King Mo szuka nowych wyzwań.
Muhammed Lawal (19-5 1 NC) był gościem ostatniego odcinka The MMA Hour, w programie zawodnik Bellatora został zapytany o to, z kim chciałby teraz zawalczyć. Odpowiedź była co najmniej interesująca.
Słyszałem, że Shane Carwin ma zamiar znowu walczyć. Nie przeszkadzałaby mi walka z Shanem Carwinem jeśli on chce wrócić. Zawalczę z kimkolwiek w dobrej kasowo walce. Zawalczę z każdym, kto może walczyć.
35-latkowi nie przeszkadza różnica gabarytów jaka towarzyszyłaby jego pojedynkowi z byłym zawodnikiem UFC.
Człowieku, popatrz jak kiedyś wyglądało MMA. Nie słyszałem, żeby Keith Hackney narzekał na gabaryty. Nie interesuje mnie to. Jeśli mogę zrobić wagę to będę z Tobą walczył. Shane Carwin to jest gość, ma ciężkie ręce.

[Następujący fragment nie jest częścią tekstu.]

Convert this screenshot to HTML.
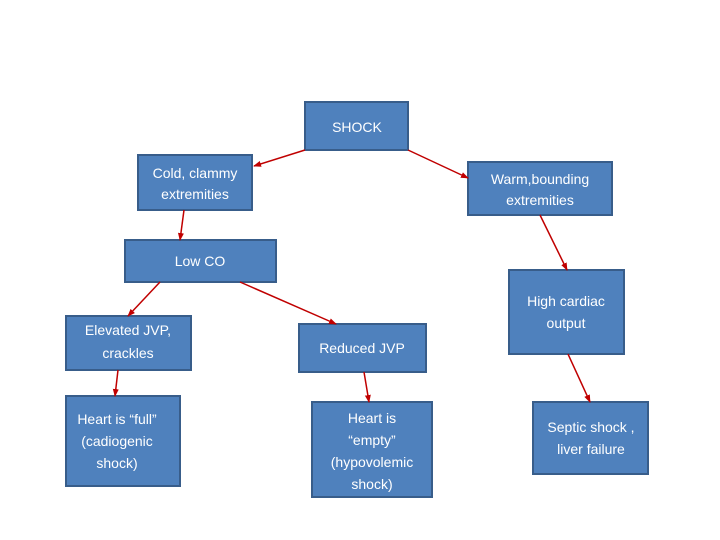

Sparowałem z nim kiedyś i on trafił mnie kilka razy, ale to jest walka. Chcę zarobić pieniądze.
King Mo ostatni raz walczył w maju, na gali Bellator 154 przegrał pojedynek z Philem Davisem przez jednogłośną decyzję sędziów. Wcześniej Lawal wygrał 8-osobowy turniej rozgrywany na galach Rizin FF a także odprawił czterech kolejnych rywali walcząc pod szyldem organizacji Bellator. Z kolei Shane Carwin (12-2, 4-2 w UFC) nie rywalizował od czerwca 2011r. kiedy na gali UFC 131 został pokonany przez Juniora dos Santosa.